En la caravana de lo bueno y correcto avanzan en desfile paciente ciertos carros y van ganando un metro tras el oltro, un día, una hora. Todo se mueve al mismo compás, con la mirada afincada en el más allá. Las pupilas se saturan de futuro: dejan espacio a lo que será. Si la mirada se echa para un lado, allí es donde se halla el desierto del tiempo que rodea la calzada, seca e infinita, desierta pero acogedora a la vez.
Al lado de la caravana, de vez en cuando, se forma un andurrial, una fila finita de maquinarios lentos y esporádicos, nunca apretados pero bien atadosel uno al otro por medio de sogas consumidas y amarres improvisados, prevenidos para emprender caminos diversos pero en un terreno común, amplio y movedizo como el agua.
Es así como ve el justo la distracción, como el otro camino, el que no tiene nada más que presente para vivir. El camino sin fin, sin finalidad, que rápido nace y rápido se muere. La senda para emprender con un pie, no más; mientras el otro acomoda en el camino mayor. Un sendero que se ha de tomar sin olvidarse de donde corren los artilugios de mayor porte.

Es más, de mirarla bien la gran caravana, seria, compuesta, decorosa y hambrienta de futuro no se mueve en camino trazado, remueve la arena y tira para adelante, busca de señas sin verlas, oye voces que nadie levanta. Una expedición sin sino es un tiro al vacío, un cohete más que un soplo de vida. Así es que se levanta desde debajo de la capa de arena la calzada del camino de la distracción, menospreciado, odiado, maltratado y tachado de inútil. Se sacude de los hombros el apodo y se presenta, se descubre, se alienta.

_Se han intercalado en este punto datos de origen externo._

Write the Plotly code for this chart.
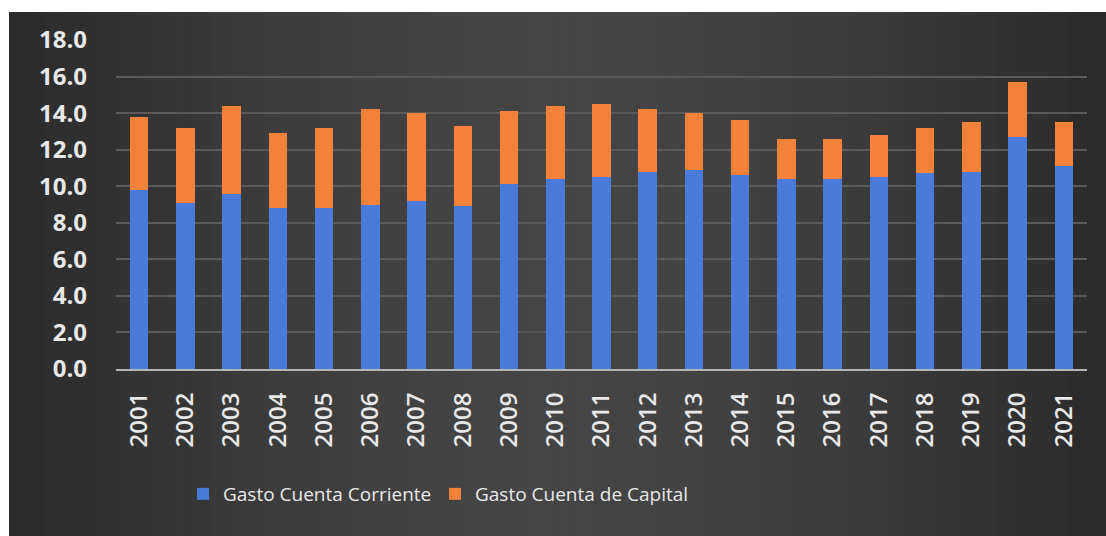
import plotly.graph_objects as go

# Gasto público (% del PIB), 2001-2021
years = ["2001", "2002", "2003", "2004", "2005", "2006", "2007", "2008", "2009", "2010", "2011",
         "2012", "2013", "2014", "2015", "2016", "2017", "2018", "2019", "2020", "2021"]
gasto_corriente = [9.8, 9.1, 9.6, 8.8, 8.8, 9.0, 9.2, 8.9, 10.1, 10.4, 10.5,
                   10.8, 10.9, 10.6, 10.4, 10.4, 10.5, 10.7, 10.8, 12.7, 11.1]
gasto_total = [13.8, 13.2, 14.4, 12.9, 13.2, 14.2, 14.0, 13.3, 14.1, 14.4, 14.5,
               14.2, 14.0, 13.6, 12.6, 12.6, 12.8, 13.2, 13.5, 15.7, 13.5]
gasto_capital = [round(t - c, 1) for t, c in zip(gasto_total, gasto_corriente)]
y_ticks = [0, 2, 4, 6, 8, 10, 12, 14, 16, 18]

W, H = 1106, 536
L, R, T, B = 116, 19, 40, 167
pw, ph = W - L - R, H - T - B

def px_x(p):
    return (p - L) / pw

def px_y(p):
    return 1 - (p - T) / ph

fig = go.Figure()
fig.add_trace(go.Bar(x=years, y=gasto_corriente, name="Gasto Cuenta Corriente",
                     marker=dict(color="#4A7BD8", line=dict(width=0))))
fig.add_trace(go.Bar(x=years, y=gasto_capital, name="Gasto Cuenta de Capital",
                     marker=dict(color="#F5823A", line=dict(width=0))))

# dark panel with a soft horizontal gradient
shapes = []
x0p, x1p, y0p, y1p = 9, W, 12, H
n = 60
for i in range(n):
    a = x0p + (x1p - x0p) * i / n
    b = x0p + (x1p - x0p) * (i + 1) / n
    t = (i + 0.5) / n
    v = int(round(42 + 27 * (1 - abs(2 * t - 1) ** 1.6)))
    col = f"rgb({v},{v},{v})"
    shapes.append(dict(type="rect", xref="paper", yref="paper", layer="below",
                       x0=px_x(a), x1=px_x(b) + 0.001, y0=px_y(y1p), y1=px_y(y0p),
                       fillcolor=col, line=dict(width=0)))

fig.update_layout(
    width=W, height=H,
    barmode="stack", bargap=0.6,
    paper_bgcolor="white", plot_bgcolor="rgba(0,0,0,0)",
    margin=dict(l=L, r=R, t=T, b=B),
    shapes=shapes,
    showlegend=True,
    legend=dict(orientation="h", x=px_x(183), xanchor="left", y=px_y(494), yanchor="middle",
                font=dict(family="Open Sans, Liberation Sans", size=19, color="#E8E8E8"),
                bgcolor="rgba(0,0,0,0)", traceorder="normal", itemwidth=30,
                entrywidth=207, entrywidthmode="pixels"),
    xaxis=dict(type="category", tickangle=-90, showgrid=False,
               showline=True, linecolor="#B4B4B4", linewidth=2, ticks="",
               ticklabelstandoff=12,
               tickfont=dict(family="Open Sans, Liberation Sans", size=24, color="#E8E8E8", weight=600)),
    yaxis=dict(range=[0, 18], tickvals=y_ticks, ticktext=[f"{v:.1f}" for v in y_ticks],
               showgrid=True, gridcolor="#5A5A5A", gridwidth=2, zeroline=False,
               ticks="", ticklen=0, ticklabelstandoff=28,
               tickfont=dict(family="Open Sans, Liberation Sans", size=24, color="#E8E8E8", weight=700)),
)

fig.write_html("out.html")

Tal como los ojos, las manos, los pies, dos pueden ser los caminos: el del gran trabajo del vivir y, el otro, la distracción. Aun sabiendo que el trayecto es uno, el tren viaja en dos rieles, para sustentarse con certeza. Non es algo que hay que evitar, no daña. Se la puede abrazar, con conciencia de lo que vale. Distraerse nos hace más livianos encima de la calle que pisamos, de lo que pesaríamos en una única rueda, una única pierna, una única pata. Distrerse es dividir la pena en dos, moverla del maletón a una mochila haraposa, esconderla un momento y descansar los ojos de la luz refulgente del sol. No tenerle miedo a la distracción permite aliviar el peso de los párpados y acerca una nueva fragancia a la nariz; un olor para seguir para acurrucarse en su entrañas y luego volver al timón, a la pala, al torno. Compuestos. Serios. Pero renovados.